On the eve of the Conference, the Financial Action Task Force (FATF) and the Financial Stability Board (FSB) issued a document that provided guidance for Correspondent Banking Services in which it was stated that withdrawal of correspondent banking relations “is a serious concern” to them “to the extent that de-risking may drive financial transactions into non-regulated channels, reducing transparency of financial flows and creating financial exclusion, thereby increasing exposure to money laundering and terrorist financing risks.”
To this end, while the withdrawal of correspondent banking relations has grave consequences for Caribbean economies, it also poses serious threats to global financial stability and security.
The Conference welcomed the timely and valuable guidance report from the FATF and the FSB which states that “it is important for correspondent institutions to maintain an ongoing and open dialogue with the respondent institution(s), including helping them understand the correspondent’s anti-money laundering/counter financing of terrorism policy, engaging with them to improve their controls and processes.”
The guidance note argues that the process of dialogue and engagement “can help to avoid unnecessary restriction on or termination of a relationship without a thorough assessment of the risks associated with the specific customer.”
The Conference endorsed the FATF-FSB guidance note and welcomed it as a vital platform from which both correspondent and respondent banks can engage in constructive dialogue leading to a permanent solution. In this connection, the Conference called on international banks to continue their provision of correspondent banking relations while all parties implement the guidance of the FATF and the FSB.

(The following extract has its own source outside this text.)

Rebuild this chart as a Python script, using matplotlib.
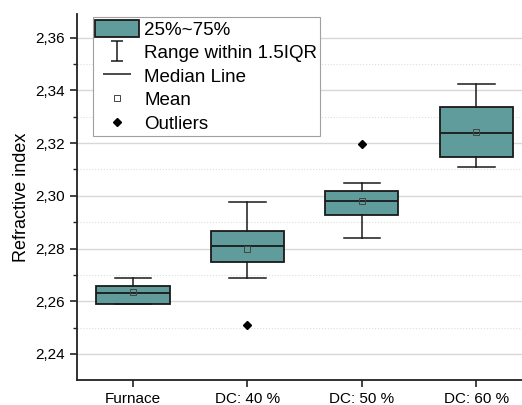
import matplotlib
matplotlib.use("Agg")
import matplotlib.pyplot as plt
from matplotlib.path import Path
from matplotlib.patches import Patch
from matplotlib.lines import Line2D

plt.rcParams['font.family'] = ['Liberation Sans', 'DejaVu Sans']

# data
groups = ['Furnace', 'DC: 40 %', 'DC: 50 %', 'DC: 60 %']
q1 = [2.2588, 2.2749, 2.2928, 2.3149]
q3 = [2.2659, 2.2868, 2.3020, 2.3337]
medians = [2.2630, 2.2809, 2.2980, 2.3238]
means = [2.2634, 2.2800, 2.2980, 2.3242]
whisk_lo = [2.2588, 2.2688, 2.2839, 2.3109]
whisk_hi = [2.2688, 2.2978, 2.3050, 2.3426]
outliers = [[], [2.2509], [2.3197], []]

teal = '#5f9c9b'

stats = []
for i in range(len(groups)):
    stats.append(dict(label=groups[i], q1=q1[i], q3=q3[i], med=medians[i],
                      mean=means[i], whislo=whisk_lo[i], whishi=whisk_hi[i],
                      fliers=outliers[i]))

fig = plt.figure(figsize=(5.22, 4.05), dpi=100)
ax = fig.add_axes([0.1475, 0.0617, 0.8525, 0.9037])

ax.bxp(stats, positions=[1, 2, 3, 4], widths=0.64, capwidths=0.32,
       patch_artist=True, showmeans=True,
       boxprops=dict(facecolor=teal, edgecolor='#1a1a1a', linewidth=1.3),
       medianprops=dict(color='#1a1a1a', linewidth=1.3),
       whiskerprops=dict(color='#1a1a1a', linewidth=1.1),
       capprops=dict(color='#1a1a1a', linewidth=1.1),
       meanprops=dict(marker='s', markersize=3.7, markerfacecolor='none',
                      markeredgecolor='#444444', markeredgewidth=0.7),
       flierprops=dict(marker='D', markersize=3.7, markerfacecolor='black',
                       markeredgecolor='black'))

ax.set_xlim(0.51, 4.40)
ax.set_ylim(2.2301, 2.369)
ax.set_yticks([2.24, 2.26, 2.28, 2.30, 2.32, 2.34, 2.36])
ax.set_yticklabels(['2,24', '2,26', '2,28', '2,30', '2,32', '2,34', '2,36'])
ax.set_yticks([2.25, 2.27, 2.29, 2.31, 2.33, 2.35], minor=True)
ax.set_xticks([1, 2, 3, 4])
ax.set_xticklabels(groups)

ax.grid(axis='y', which='major', color='#d8d8d8', linewidth=1.0)
ax.grid(axis='y', which='minor', color='#dddddd', linewidth=0.8, linestyle=':')
ax.set_axisbelow(True)

for s in ['top', 'right']:
    ax.spines[s].set_visible(False)
for s in ['left', 'bottom']:
    ax.spines[s].set_linewidth(1.3)
    ax.spines[s].set_color('#222222')

ax.tick_params(axis='both', which='major', direction='out', length=5, width=1.2,
               labelsize=11, color='#222222')
ax.tick_params(axis='y', which='minor', direction='out', length=3, width=1.0,
               color='#222222')
ax.set_ylabel('Refractive index', fontsize=13)

ibeam = Path([(-0.6, -1), (0.6, -1), (0, -1), (0, 1), (-0.6, 1), (0.6, 1)],
             [Path.MOVETO, Path.LINETO, Path.MOVETO, Path.LINETO,
              Path.MOVETO, Path.LINETO])

handles = [
    Patch(facecolor=teal, edgecolor='#1a1a1a', linewidth=1.3, label='25%~75%'),
    Line2D([], [], linestyle='none', marker=ibeam, markersize=15,
           color='#1a1a1a', markeredgewidth=1.1, label='Range within 1.5IQR'),
    Line2D([], [], linestyle='none', marker='_', markersize=19.5,
           color='#1a1a1a', markeredgewidth=1.1, label='Median Line'),
    Line2D([], [], linestyle='none', marker='s', markersize=3.7,
           markerfacecolor='none', markeredgecolor='#444444',
           markeredgewidth=0.7, label='Mean'),
    Line2D([], [], linestyle='none', marker='D', markersize=3.7,
           color='black', label='Outliers'),
]
leg = ax.legend(handles=handles, loc='upper left', bbox_to_anchor=(0.033, 0.995),
                fontsize=13.5, frameon=True, fancybox=False, framealpha=1,
                edgecolor='#a0a0a0', handlelength=2.3, handleheight=1.05,
                handletextpad=0.3, labelspacing=0.24, borderpad=0.15,
                borderaxespad=0.05)
leg.get_frame().set_linewidth(0.8)

fig.savefig('out.png', dpi=100)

Moreover, the Conference called on Member States of the organisation for Economic Cooperation and Development (OECD) and the European Union to align their individual transparency criteria in the framework of the Global Forum standards which are approved by 137 jurisdictions.
Additionally, Caribbean governments, regulators and banks, participating in the Conference, committed the regional jurisdictions to redouble their efforts to achieve full compliance with the international standards set by the FATF, the FSB and the OECD Global Forum. In this respect, the sum of 4.5 million euros pledged by the European Union to CARIFORUM/CFATF was welcomed by the Conference as a means to address such deficiencies as exist. The Conference urged other countries to follow the lead of the European Union.